Argument	Type	Description
child	Expression	The column or expression to count distinct values for
relativeSD	Double	Relative standard deviation controlling accuracy (default: 0.05, meaning ~5% error)
mutableAggBufferOffset	Int	Internal offset for mutable aggregation buffer (default: 0)
inputAggBufferOffset	Int	Internal offset for input aggregation buffer (default: 0)

Return Type¶

LongType - Returns a long integer representing the estimated count of distinct values.

Supported Data Types¶

Supports all Spark SQL data types as input:

Numeric types (IntegerType, LongType, DoubleType, DecimalType, etc.)
String types (StringType)
Binary types (BinaryType)
Date and timestamp types
Complex types (ArrayType, MapType, StructType)

Algorithm¶

The expression uses the HyperLogLog++ algorithm with the following key steps:

Hash input values and extract leading zeros plus additional bits for register assignment
Maintain an array of registers (stored as long words) to track maximum leading zero counts
Use bias correction and interpolation techniques specific to HyperLogLog++ for improved accuracy
Apply cardinality estimation formula during final evaluation phase
Merge operations combine registers by taking maximum values across corresponding positions

Partitioning Behavior¶

This expression affects partitioning as follows: - Does not preserve partitioning (requires global aggregation) - Requires shuffle operation to combine partial results from all partitions - Implements proper merge logic to combine HyperLogLog++ sketches from different partitions

Edge Cases¶

Null values are ignored and do not contribute to the distinct count estimation
Empty input datasets return 0 as the default result
Very small datasets (< 40 distinct values) may use linear counting for better accuracy
Maximum estimation capacity depends on the precision parameter derived from relativeSD
Duplicate values within the same partition are handled correctly by the probabilistic data structure

Code Generation¶

This expression does not support Tungsten code generation and falls back to interpreted mode.
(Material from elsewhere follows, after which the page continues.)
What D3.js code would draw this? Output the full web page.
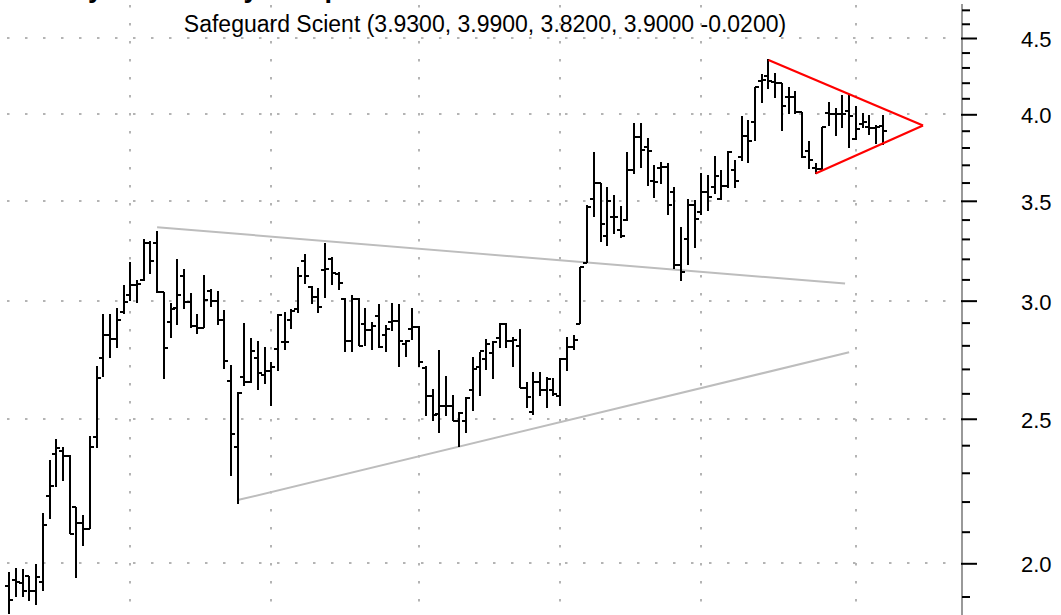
<!DOCTYPE html>
<html><head><meta charset="utf-8">
<script src="https://cdn.jsdelivr.net/npm/d3@7"></script>
<style>html,body{margin:0;padding:0;background:#fff;overflow:hidden}</style>
</head><body><svg id="c" width="1061" height="615"></svg>
<script>
// OHLC values, one entry per trading day (index 0..130)
const open = [1.93,1.95,1.94,1.96,1.915,1.942,2.22,2.368,2.38,2.362,2.181,2.127,2.109,2.432,2.746,2.843,2.828,2.946,3.024,3.071,
3.097,3.278,3.278,3.039,2.901,2.966,3.118,2.992,2.883,2.877,3.044,3.0,2.912,2.652,2.392,2.668,2.645,2.746,2.676,2.693,
2.784,2.813,2.912,2.962,3.191,3.063,3.019,3.146,3.199,3.127,3.008,2.818,3.008,2.894,2.865,2.931,2.843,2.901,2.909,2.806,
2.873,2.88,2.704,2.591,2.519,2.551,2.551,2.493,2.493,2.614,2.71,2.742,2.766,2.833,2.894,2.818,2.799,2.622,2.526,2.645,
2.614,2.614,2.591,2.742,2.792,2.894,3.181,3.51,3.597,3.316,3.416,3.347,3.399,3.671,3.864,3.801,3.608,3.682,3.686,3.547,
3.172,3.3,3.48,3.438,3.547,3.578,3.51,3.583,3.671,3.743,3.87,3.95,4.209,4.246,4.202,4.196,4.106,4.106,4.013,3.782,
3.682,3.677,4.006,4.002,4.002,4.023,3.851,3.941,3.924,3.916,3.93];
const high = [1.973,1.983,1.98,1.959,1.996,2.161,2.344,2.421,2.392,2.362,2.181,2.153,2.432,2.71,2.935,2.935,2.962,3.071,3.182,3.094,
3.296,3.288,3.339,3.039,2.985,3.195,3.146,3.035,2.935,3.118,3.05,3.044,2.954,2.714,2.604,2.894,2.828,2.818,2.792,2.728,
2.935,2.946,2.958,3.156,3.224,3.066,3.055,3.278,3.208,3.135,3.008,3.024,3.008,2.962,2.901,2.981,2.887,2.985,2.981,2.821,
2.962,2.883,2.71,2.614,2.777,2.668,2.591,2.525,2.584,2.749,2.77,2.824,2.818,2.894,2.894,2.836,2.868,2.645,2.686,2.686,
2.665,2.659,2.742,2.833,2.843,3.159,3.475,3.772,3.597,3.575,3.529,3.469,3.772,3.944,3.944,3.851,3.696,3.715,3.709,3.572,
3.36,3.505,3.501,3.648,3.639,3.747,3.667,3.778,3.724,3.986,3.961,4.17,4.253,4.35,4.257,4.196,4.17,4.143,4.013,3.837,
3.705,3.92,4.074,4.033,4.117,4.117,4.047,4.002,3.992,3.93,3.99];
const low = [1.85,1.9,1.9,1.888,1.878,1.918,2.142,2.253,2.273,2.093,1.957,2.056,2.109,2.392,2.668,2.749,2.792,2.939,3.0,2.992,
3.097,3.127,3.039,2.659,2.833,2.892,2.962,2.88,2.85,2.877,2.972,2.892,2.701,2.29,2.194,2.632,2.645,2.614,2.638,2.551,
2.693,2.784,2.873,2.946,3.081,2.985,2.946,3.016,3.078,3.05,2.774,2.774,2.799,2.799,2.78,2.792,2.774,2.865,2.71,2.752,
2.824,2.71,2.513,2.493,2.449,2.513,2.493,2.394,2.449,2.532,2.591,2.696,2.659,2.792,2.792,2.71,2.622,2.545,2.517,2.591,
2.545,2.591,2.551,2.693,2.784,2.894,3.181,3.416,3.289,3.266,3.329,3.309,3.395,3.648,3.686,3.583,3.516,3.597,3.427,3.151,
3.094,3.172,3.258,3.427,3.448,3.538,3.505,3.572,3.575,3.724,3.715,3.841,4.074,4.16,4.106,3.904,4.002,4.002,3.743,3.677,
3.65,3.667,3.93,3.87,3.92,3.801,3.845,3.92,3.88,3.825,3.82];
const close = [1.89,1.942,1.915,1.915,1.959,2.123,2.253,2.388,2.362,2.093,2.13,2.109,2.392,2.663,2.843,2.828,2.913,2.992,3.071,3.078,
3.278,3.191,3.039,2.79,2.962,3.024,2.992,2.883,2.877,3.005,3.0,2.912,2.735,2.443,2.6,2.645,2.774,2.682,2.69,2.707,
2.935,2.813,2.951,3.118,3.118,3.019,2.972,3.151,3.13,3.081,2.818,3.008,2.799,2.865,2.883,2.792,2.873,2.909,2.821,2.818,
2.88,2.728,2.591,2.513,2.551,2.551,2.493,2.521,2.582,2.701,2.774,2.806,2.813,2.894,2.818,2.824,2.622,2.584,2.645,2.614,
2.659,2.598,2.742,2.792,2.824,3.159,3.469,3.597,3.378,3.501,3.416,3.317,3.671,3.864,3.786,3.782,3.602,3.686,3.48,3.172,
3.135,3.48,3.404,3.547,3.523,3.639,3.583,3.772,3.608,3.87,3.841,4.17,4.218,4.213,4.196,4.054,4.106,4.013,3.743,3.728,
3.677,3.92,4.002,4.002,4.002,3.992,3.91,3.951,3.916,3.92,3.9];

const monthStartBars = [18, 39, 61, 82, 103, 126];
const majorTicks = [2.0, 2.5, 3.0, 3.5, 4.0, 4.5];
const majorLabels = ["2.0", "2.5", "3.0", "3.5", "4.0", "4.5"];
const minorTicks = [1.9,2.1,2.2,2.3,2.4,2.6,2.7,2.8,2.9,3.1,3.2,3.3,3.4,3.6,3.7,3.8,3.9,4.1,4.2,4.3,4.4,4.6,4.7];
// trend lines as [bar index, price]
const upperTrend = [[22, 3.36], [124.4, 3.08]];
const lowerTrend = [[34, 2.205], [125, 2.77]];
const triTop = [[113, 4.35], [136, 3.932]];
const triBottom = [[120, 3.65], [136, 3.932]];
const titleText = "Daily and Weekly Setup";
const subtitleText = "Safeguard Scient (3.9300, 3.9900, 3.8200, 3.9000 -0.0200)";

const svg = d3.select("#c");
svg.append("rect").attr("width", 1061).attr("height", 615).attr("fill", "#fff");

const x = d3.scaleLinear().domain([0, 130]).range([9.3, 882.7]);
const y = d3.scaleLog().domain([2, 4]).range([563.3, 114.3]);
const axisX = 962;

// grid
const gridStyle = g => g.attr("stroke", "#b4b4b4").attr("stroke-width", 2).attr("stroke-dasharray", "2.5,15.5");
svg.append("g").selectAll("line").data(majorTicks).join("line")
  .attr("x1", 7).attr("x2", 958)
  .attr("y1", d => Math.round(y(d))).attr("y2", d => Math.round(y(d)))
  .call(gridStyle);
svg.append("g").selectAll("line").data(monthStartBars).join("line")
  .attr("x1", d => Math.round(x(d))).attr("x2", d => Math.round(x(d)))
  .attr("y1", 5).attr("y2", 615)
  .call(gridStyle);

// title (mostly cut off at top, as in the reference) and subtitle
const title = svg.append("text").text(titleText)
  .attr("font-family", "Liberation Sans, Arial, sans-serif")
  .attr("font-weight", "bold").attr("font-size", 27)
  .attr("y", -3).attr("x", 0).attr("fill", "#000");
const yIdx = titleText.indexOf("y");
const off = title.node().getSubStringLength(0, yIdx);
title.attr("x", 88 - off);

svg.append("text").text(subtitleText)
  .attr("font-family", "Liberation Sans, Arial, sans-serif")
  .attr("font-size", 23).attr("text-anchor", "middle")
  .attr("x", 485).attr("y", 31.5).attr("fill", "#000");

// trend lines
const line = d3.line().x(d => x(d[0])).y(d => y(d[1]));
[upperTrend, lowerTrend].forEach(t => svg.append("path").attr("d", line(t))
  .attr("fill", "none").attr("stroke", "#bdbdbd").attr("stroke-width", 2));

// OHLC bars
const idx = d3.range(open.length);
const bars = svg.append("g").attr("stroke", "#000").attr("stroke-width", 2).attr("shape-rendering", "crispEdges");
bars.selectAll("line.hl").data(idx).join("line").attr("class", "hl")
  .attr("x1", i => Math.round(x(i))).attr("x2", i => Math.round(x(i)))
  .attr("y1", i => y(high[i]) - 0.5).attr("y2", i => y(low[i]) + 0.5);
bars.selectAll("line.o").data(idx).join("line").attr("class", "o")
  .attr("x1", i => Math.round(x(i)) - 4).attr("x2", i => Math.round(x(i)))
  .attr("y1", i => Math.round(y(open[i]))).attr("y2", i => Math.round(y(open[i])));
bars.selectAll("line.c").data(idx).join("line").attr("class", "c")
  .attr("x1", i => Math.round(x(i))).attr("x2", i => Math.round(x(i)) + 4)
  .attr("y1", i => Math.round(y(close[i]))).attr("y2", i => Math.round(y(close[i])));

// red triangle
[triTop, triBottom].forEach(t => svg.append("path").attr("d", line(t))
  .attr("fill", "none").attr("stroke", "#f00").attr("stroke-width", 2.2));

// right axis
svg.append("line").attr("x1", axisX).attr("x2", axisX).attr("y1", 4).attr("y2", 615)
  .attr("stroke", "#555").attr("stroke-width", 1.2);
const minorAxis = d3.axisRight(y).tickValues(minorTicks).tickSizeInner(8).tickSizeOuter(0).tickFormat("");
const gMin = svg.append("g").attr("transform", `translate(${axisX},0)`).call(minorAxis);
gMin.select(".domain").remove();
gMin.selectAll(".tick line").attr("stroke", "#000").attr("stroke-width", 2);
const majorAxis = d3.axisRight(y).tickValues(majorTicks).tickSizeInner(16).tickSizeOuter(0).tickPadding(44)
  .tickFormat((d, i) => majorLabels[i]);
const gMaj = svg.append("g").attr("transform", `translate(${axisX - 1},0)`).call(majorAxis);
gMaj.select(".domain").remove();
gMaj.selectAll(".tick line").attr("stroke", "#000").attr("stroke-width", 2);
gMaj.selectAll(".tick text").attr("font-family", "Liberation Sans, Arial, sans-serif")
  .attr("font-size", 22).attr("fill", "#000").attr("dy", "0.38em");
</script></body></html>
The implementation uses ImperativeAggregate, which operates through interpreted update, merge, and eval methods rather than generated code.

Examples¶

-- Basic usage
SELECT approx_count_distinct(user_id) FROM user_events;

-- With custom accuracy (2% relative standard deviation)
SELECT approx_count_distinct(product_id, 0.02) FROM sales;

-- Example from source code documentation
SELECT approx_count_distinct(col1) FROM VALUES (1), (1), (2), (2), (3) tab(col1);
-- Returns: 3

// DataFrame API usage
import org.apache.spark.sql.functions._

// Basic distinct count estimation
df.agg(approx_count_distinct(col("user_id"))).show()

// Higher precision estimation
df.agg(approx_count_distinct(col("session_id"), lit(0.01))).show()

// Multiple columns
df.groupBy("category")
  .agg(approx_count_distinct(col("product_id")).alias("distinct_products"))
  .show()